When buying a property you will be presented with one of two options in the contract: freehold or leasehold.
Purchasing the freehold of a property is generally preferred by most homebuyers. The government has also recently placed restrictions on certain leaseholds so they may become less common moving forward.
Whether your property is freehold or leasehold is very important and should be something that you pay close attention to when making a decision on buying a property. You may even find that your otherwise ideal home is not a good fit for you to buy if the property is sold through a leasehold.
What is freehold?
Owning a property through a freehold means that you own both the property and the land that your property is built on for an indefinite term.
Because the property and the land are completely yours, you are free to do with them as you like – provided you have any necessary permission from your local council. This includes building an extension, renovating the garden and owning pets.
However, if you own your property through a mortgage, some restrictions may still apply on your enjoyment of the property such as being unable to operate a business out of your residential home.
What is leasehold?
Owning a property through a leasehold means that you own the property but not the land that it is built on and only for a fixed term.
After the term on your lease expires, ownership of the property automatically reverts to the land owner (the freeholder). Whilst you own the property you are subject to restrictions on what you can do with the property and will usually have to make payments to your freeholder such as ground rent and service charges.
Flats and apartments are typically sold through leaseholds but you may find some houses that are too, especially older ones.
Advantages of leasehold
There can potentially be some advantages to owning a property through a leasehold.
For example, leaseholders are not responsible for maintaining the structure of the building or obtaining buildings insurance.
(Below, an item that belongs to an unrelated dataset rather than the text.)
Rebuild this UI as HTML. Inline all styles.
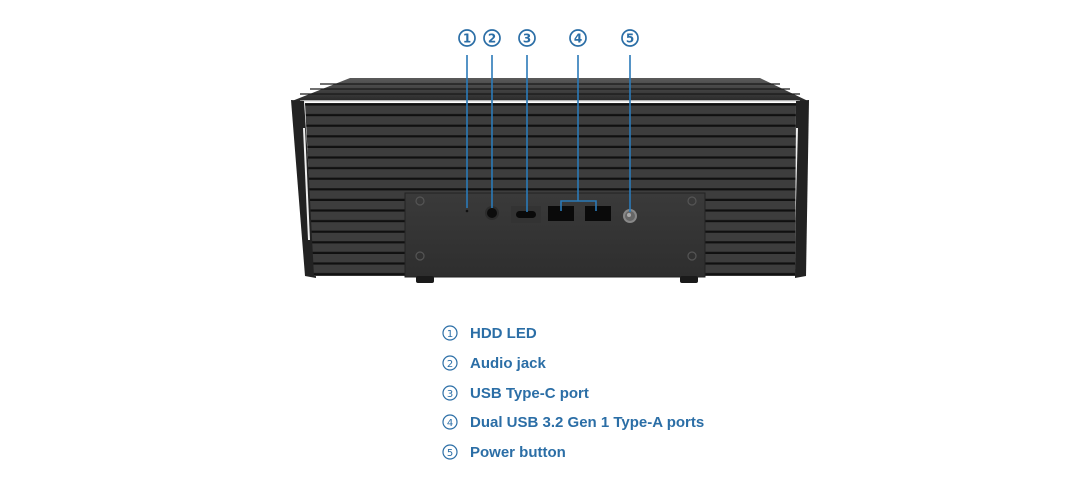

If a leasehold property has any communal areas, then the leaseholder is not required to maintain them.
Leasehold properties can also be potentially cheaper to buy than if they were to be bought freehold. This is usually the case if the property has a very long lease – i.e., 999 years.
Disadvantages of leasehold
When owning a home through a leasehold, the leaseholder is subject to certain fees and costs. This includes ground rent which is an annual payment.
Ground rent may be nominal or even free depending on the freeholder, but could also be substantial with the opportunity to increase in the future. The standard rate for ground rent used to be £250, while more modern ground rents equate to 0.1% of the property value.
Whilst leaseholders are not responsible for insuring the building and providing maintenance or repairs to its structure, they will be required to contribute to these costs through maintenance charges.
A leaseholder may be subject to restrictions on their enjoyment of the property. The freeholder may state that no pets are permitted inside the property, for example, and permission would be needed from the freeholder before planning any changes to the property like an extension.
Finally, at the end of the leasehold term, the ownership of the property transfers to the freeholder. This can make selling a property with a lease under 100 years difficult to sell. When a lease is under 100 years, an extension to the lease can be purchased from the freeholder.
999 year lease vs freehold
A 999 year duration on a lease is the maximum that is permitted. Many people view a 999 year lease for all intents and purposes a freehold because the associated disadvantage that come with owning a lease close to expiry is not an issue.
However, the leaseholder will still be subject to all other disadvantages that come with owning a property through a leasehold such as ground rent, service charges, and restrictions on what they can do with the property.
Are new builds freehold or leasehold?
All new build homes are now sold as freeholds.
This comes after government acted to combat the rise of exploitative ground rents on new build homes.